Walk score (out of 100): 92 (input for Third Avenue West)
Transit score (out of 100): 60 (input for Third Avenue West)
Bike score (out of 100): 62 (input for Third Avenue West)
Historical facts: Today’s Queen Anne, which was first known as Eden Hill (and has also been called Galer Hill or North Seattle) first got its name in the late 1800s, when the Rev. Daniel Bagley would jokingly ask people whether they were going to “Queen Anne Town,” referring to the many Queen Anne mansions in the neighborhood that had been built in the English architectural style, and the name stuck. Its steep hills meant it was one of the last neighborhoods to be fully developed, since transportation was problematic. Busy Mercer Street was once a wagon road, approved by the city in 1885 to connect Temperance Avenue (today’s Queen Anne Avenue) and Farm Street (now Aurora Avenue North). The opening of The Counterbalance electric streetcar in 1902 traversed the steep hill and effectively connected the neighborhood to the rest of the city, leading to further development.
Recreation: Aside from the Seattle Center at the bottom of the hill, one of the neighborhood’s most-visited destinations is Kerry Park (actually more of a viewpoint than a park), with sweeping views of the Space Needle, cityscape, Elliott Bay and, on clear days, Mount Rainier. There’s also a small play area below the adjacent staircase. Continue just a few minutes past Kerry Park along West Highland Drive to see magnificent mansions on the way to Marshall Park — another beautiful, though less-popular, viewpoint — to look out toward the Olympic Mountains and Puget Sound. Bhy Kracke Park to the east offers views of Lake Union, the Cascade Mountains and downtown, and David Rodgers park to the north has a quiet walking trail, open green space and a play area. Stroll along Queen Anne Avenue North past blocks of cafes, shops and restaurants, including a board-game store, Cuban cafe and French bakery.
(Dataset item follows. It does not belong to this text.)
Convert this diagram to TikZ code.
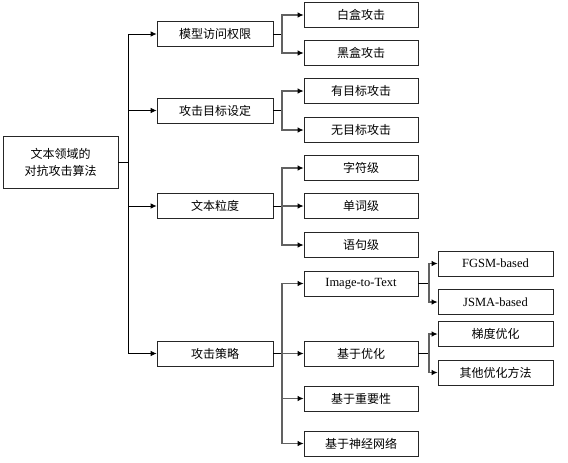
\documentclass[tikz,border=0pt]{standalone}
\usepackage{fontspec}
\setmainfont{Liberation Serif}
\newfontfamily\cjk{Noto Sans CJK SC}
\usetikzlibrary{arrows.meta}
\begin{document}
\begin{tikzpicture}[x=1pt,y=-1pt,
  box/.style={draw=black!85,line width=0.7pt,minimum height=25pt,inner sep=0pt,font=\fontsize{12}{14}\selectfont\cjk,fill=white},
  l1/.style={box,minimum width=116pt},
  l2/.style={box,minimum width=114pt},
  l3/.style={box,minimum width=115pt},
  en/.style={font=\fontsize{12.5}{14}\selectfont\rmfamily},
  blk/.style={draw=black,line width=0.8pt},
  gry/.style={draw=black!62,line width=1.1pt},
  arr/.style={-{Latex[length=6pt,width=5.5pt,color=black]}}
]
\useasboundingbox (0,0) rectangle (568,463);
% root
\node[box,minimum width=115pt,minimum height=52pt,align=center,font=\fontsize{12}{17}\selectfont\cjk] (root) at (60.5,162) {文本领域的\\对抗攻击算法};
% level 1
\node[l1] (a) at (215,34) {模型访问权限};
\node[l1] (b) at (215,110.5) {攻击目标设定};
\node[l1] (c) at (215,206) {文本粒度};
\node[l1] (d) at (215,353.5) {攻击策略};
% level 2
\node[l2] (a1) at (361,15) {白盒攻击};
\node[l2] (a2) at (361,53) {黑盒攻击};
\node[l2] (b1) at (361,91) {有目标攻击};
\node[l2] (b2) at (361,130) {无目标攻击};
\node[l2] (c1) at (361,168) {字符级};
\node[l2] (c2) at (361,206) {单词级};
\node[l2] (c3) at (361,245) {语句级};
\node[l2,en] (d1) at (361,283.5) {Image-to-Text};
\node[l2] (d2) at (361,353.5) {基于优化};
\node[l2] (d3) at (361,398.5) {基于重要性};
\node[l2] (d4) at (361,443.5) {基于神经网络};
% level 3
\node[l3,en] (e1) at (495.5,263.5) {FGSM-based};
\node[l3,en] (e2) at (495.5,302) {JSMA-based};
\node[l3] (f1) at (495.5,334) {梯度优化};
\node[l3] (f2) at (495.5,372.5) {其他优化方法};
% trunk
\coordinate (t) at (128,162);
\draw[blk] (root.east) -- (t);
\draw[blk] (t |- a.west) -- (t |- d.west);
\foreach \n in {a,b,c,d} \draw[blk,arr] (t |- \n.west) -- (\n.west);
% level 1 -> level 2
\foreach \p/\kids in {a/{a1,a2},b/{b1,b2},c/{c1,c2,c3},d/{d1,d2,d3,d4}} {
  \coordinate (bp) at (282,0);
  \draw[blk] (\p.east) -- (bp |- \p.east);
  \foreach \k in \kids \draw[gry,arr] (bp |- \p.east) |- (\k.west);
}
% level 2 -> level 3
\foreach \p/\kids in {d1/{e1,e2},d2/{f1,f2}} {
  \coordinate (bq) at (429,0);
  \draw[blk] (\p.east) -- (bq |- \p.east);
  \foreach \k in \kids \draw[gry,arr] (bq |- \p.east) |- (\k.west);
}
\end{tikzpicture}
\end{document}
The Queen Anne Pool provides a public swimming spot.
Zillow Home Value Index: $716,600 (input for North Queen Anne; data for cumulative Queen Anne neighborhood not available) (as of Feb. 2016)
Zillow Rent Index: $2,962 (input for North Queen Anne; data for cumulative Queen Anne neighborhood not available) (as of Feb. 2016)
The Zillow Home Value Index is the median Zestimate valuation for a given geographic area on a given day. The Zillow Rent Index is the monthly median rent Zestimate.